▶ **Directions**
Please transcribe the data below exactly. Leave the pictures out.
>> start Material
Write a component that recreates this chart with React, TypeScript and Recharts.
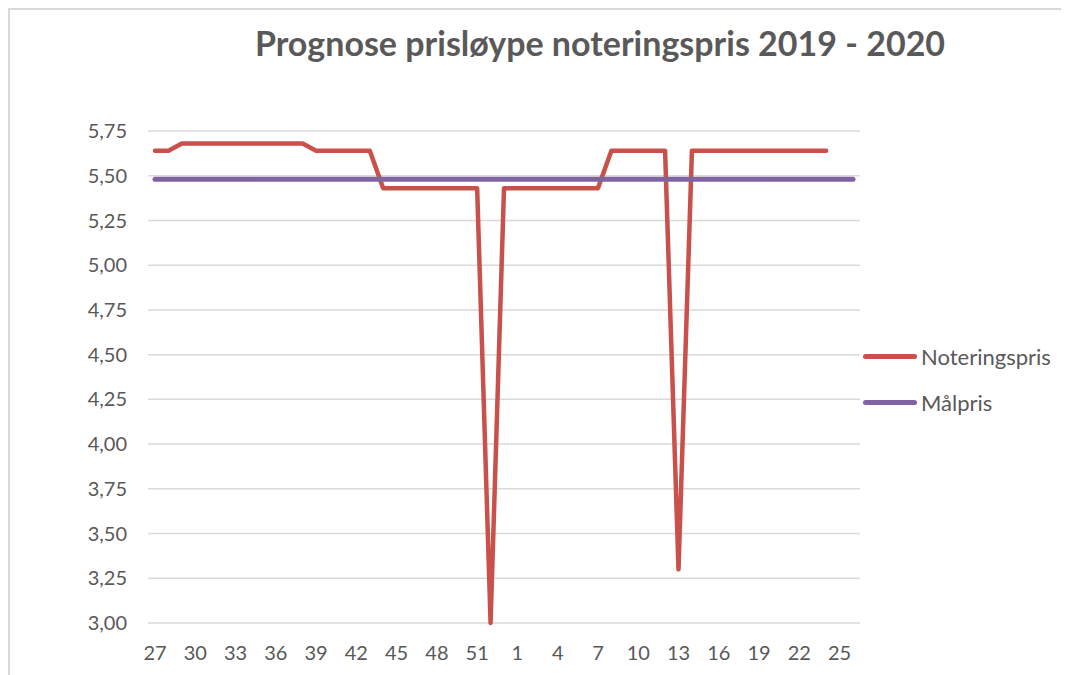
import React from "react";
import { LineChart, Line, XAxis, YAxis, CartesianGrid } from "recharts";

const weeks: string[] = [
  "27","28","29","30","31","32","33","34","35","36","37","38","39","40","41","42","43","44","45","46","47","48","49","50","51","52","53",
  "1","2","3","4","5","6","7","8","9","10","11","12","13","14","15","16","17","18","19","20","21","22","23","24","25","26",
];

const noteringspris: (number | null)[] = [
  5.64, 5.64, 5.68, 5.68, 5.68, 5.68, 5.68, 5.68, 5.68, 5.68, 5.68, 5.68, 5.64, 5.64, 5.64, 5.64, 5.64,
  5.43, 5.43, 5.43, 5.43, 5.43, 5.43, 5.43, 5.43, 3.0, 5.43,
  5.43, 5.43, 5.43, 5.43, 5.43, 5.43, 5.43, 5.64, 5.64, 5.64, 5.64, 5.64, 3.3,
  5.64, 5.64, 5.64, 5.64, 5.64, 5.64, 5.64, 5.64, 5.64, 5.64, 5.64, null, null,
];

const malpris: number[] = weeks.map(() => 5.48);

const yTicks: number[] = [3, 3.25, 3.5, 3.75, 4, 4.25, 4.5, 4.75, 5, 5.25, 5.5, 5.75];

const seriesNames = { noteringspris: "Noteringspris", malpris: "Målpris" };
const titleText = "Prognose prisløype noteringspris 2019 - 2020";

const RED = "#C9504B";
const PURPLE = "#8064A2";
const TEXT = "#595959";
const GRID = "#D9D9D9";
const FONT = "Lato, 'Open Sans', sans-serif";

const data = weeks.map((w, i) => ({
  week: w,
  noteringspris: noteringspris[i],
  malpris: malpris[i],
}));

export default function App() {
  return (
    <div
      style={{
        position: "relative",
        width: 1120,
        height: 720,
        borderTop: `2px solid ${GRID}`,
        borderLeft: `2px solid ${GRID}`,
        boxSizing: "border-box",
        fontFamily: FONT,
        background: "#fff",
        overflow: "hidden",
      }}
    >
      <style>{"html,body{overflow:hidden;}"}</style>
      <div
        style={{
          position: "absolute",
          left: 0,
          width: 1180,
          top: 12,
          textAlign: "center",
          fontSize: 34,
          fontWeight: 700,
          color: TEXT,
          fontFamily: FONT,
          whiteSpace: "nowrap",
        }}
      >
        {titleText}
      </div>
      <LineChart
        width={1059}
        height={657}
        data={data}
        margin={{ top: 121, right: 209, bottom: 14, left: 78 }}
      >
        <CartesianGrid vertical={false} stroke={GRID} strokeWidth={1.5} />
        <XAxis
          dataKey="week"
          interval={2}
          axisLine={false}
          tickLine={false}
          tickSize={0}
          tickMargin={23}
          padding={{ left: 7, right: 7 }}
          tick={{ fill: TEXT, fontSize: 20, fontFamily: FONT }}
        />
        <YAxis
          width={60}
          domain={[3, 5.75]}
          ticks={yTicks}
          interval={0}
          axisLine={false}
          tickLine={false}
          tickSize={0}
          tickMargin={21}
          tickFormatter={(v: number) => v.toFixed(2).replace(".", ",")}
          tick={{ fill: TEXT, fontSize: 20, fontFamily: FONT }}
        />
        <Line
          type="linear"
          dataKey="noteringspris"
          name={seriesNames.noteringspris}
          stroke={RED}
          strokeWidth={4.5}
          strokeLinejoin="round"
          strokeLinecap="round"
          dot={false}
          activeDot={false}
          connectNulls={false}
          isAnimationActive={false}
        />
        <Line
          type="linear"
          dataKey="malpris"
          name={seriesNames.malpris}
          stroke={PURPLE}
          strokeWidth={5}
          strokeLinecap="round"
          dot={false}
          activeDot={false}
          isAnimationActive={false}
        />
      </LineChart>
      <div style={{ position: "absolute", left: 853, top: 323, fontFamily: FONT, color: TEXT, fontSize: 22 }}>
        {[
          { name: seriesNames.noteringspris, color: RED },
          { name: seriesNames.malpris, color: PURPLE },
        ].map((it) => (
          <div key={it.name} style={{ display: "flex", alignItems: "center", height: 46 }}>
            <div style={{ width: 54, height: 5, borderRadius: 3, background: it.color, marginRight: 4 }} />
            <span>{it.name}</span>
          </div>
        ))}
      </div>
    </div>
  );
}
>> end Material
▶ **Correct result**
Write a component that recreates this chart with React, TypeScript and Recharts.
import React from "react";
import { LineChart, Line, XAxis, YAxis, CartesianGrid } from "recharts";

const weeks: string[] = [
  "27","28","29","30","31","32","33","34","35","36","37","38","39","40","41","42","43","44","45","46","47","48","49","50","51","52","53",
  "1","2","3","4","5","6","7","8","9","10","11","12","13","14","15","16","17","18","19","20","21","22","23","24","25","26",
];

const noteringspris: (number | null)[] = [
  5.64, 5.64, 5.68, 5.68, 5.68, 5.68, 5.68, 5.68, 5.68, 5.68, 5.68, 5.68, 5.64, 5.64, 5.64, 5.64, 5.64,
  5.43, 5.43, 5.43, 5.43, 5.43, 5.43, 5.43, 5.43, 3.0, 5.43,
  5.43, 5.43, 5.43, 5.43, 5.43, 5.43, 5.43, 5.64, 5.64, 5.64, 5.64, 5.64, 3.3,
  5.64, 5.64, 5.64, 5.64, 5.64, 5.64, 5.64, 5.64, 5.64, 5.64, 5.64, null, null,
];

const malpris: number[] = weeks.map(() => 5.48);

const yTicks: number[] = [3, 3.25, 3.5, 3.75, 4, 4.25, 4.5, 4.75, 5, 5.25, 5.5, 5.75];

const seriesNames = { noteringspris: "Noteringspris", malpris: "Målpris" };
const titleText = "Prognose prisløype noteringspris 2019 - 2020";

const RED = "#C9504B";
const PURPLE = "#8064A2";
const TEXT = "#595959";
const GRID = "#D9D9D9";
const FONT = "Lato, 'Open Sans', sans-serif";

const data = weeks.map((w, i) => ({
  week: w,
  noteringspris: noteringspris[i],
  malpris: malpris[i],
}));

export default function App() {
  return (
    <div
      style={{
        position: "relative",
        width: 1120,
        height: 720,
        borderTop: `2px solid ${GRID}`,
        borderLeft: `2px solid ${GRID}`,
        boxSizing: "border-box",
        fontFamily: FONT,
        background: "#fff",
        overflow: "hidden",
      }}
    >
      <style>{"html,body{overflow:hidden;}"}</style>
      <div
        style={{
          position: "absolute",
          left: 0,
          width: 1180,
          top: 12,
          textAlign: "center",
          fontSize: 34,
          fontWeight: 700,
          color: TEXT,
          fontFamily: FONT,
          whiteSpace: "nowrap",
        }}
      >
        {titleText}
      </div>
      <LineChart
        width={1059}
        height={657}
        data={data}
        margin={{ top: 121, right: 209, bottom: 14, left: 78 }}
      >
        <CartesianGrid vertical={false} stroke={GRID} strokeWidth={1.5} />
        <XAxis
          dataKey="week"
          interval={2}
          axisLine={false}
          tickLine={false}
          tickSize={0}
          tickMargin={23}
          padding={{ left: 7, right: 7 }}
          tick={{ fill: TEXT, fontSize: 20, fontFamily: FONT }}
        />
        <YAxis
          width={60}
          domain={[3, 5.75]}
          ticks={yTicks}
          interval={0}
          axisLine={false}
          tickLine={false}
          tickSize={0}
          tickMargin={21}
          tickFormatter={(v: number) => v.toFixed(2).replace(".", ",")}
          tick={{ fill: TEXT, fontSize: 20, fontFamily: FONT }}
        />
        <Line
          type="linear"
          dataKey="noteringspris"
          name={seriesNames.noteringspris}
          stroke={RED}
          strokeWidth={4.5}
          strokeLinejoin="round"
          strokeLinecap="round"
          dot={false}
          activeDot={false}
          connectNulls={false}
          isAnimationActive={false}
        />
        <Line
          type="linear"
          dataKey="malpris"
          name={seriesNames.malpris}
          stroke={PURPLE}
          strokeWidth={5}
          strokeLinecap="round"
          dot={false}
          activeDot={false}
          isAnimationActive={false}
        />
      </LineChart>
      <div style={{ position: "absolute", left: 853, top: 323, fontFamily: FONT, color: TEXT, fontSize: 22 }}>
        {[
          { name: seriesNames.noteringspris, color: RED },
          { name: seriesNames.malpris, color: PURPLE },
        ].map((it) => (
          <div key={it.name} style={{ display: "flex", alignItems: "center", height: 46 }}>
            <div style={{ width: 54, height: 5, borderRadius: 3, background: it.color, marginRight: 4 }} />
            <span>{it.name}</span>
          </div>
        ))}
      </div>
    </div>
  );
}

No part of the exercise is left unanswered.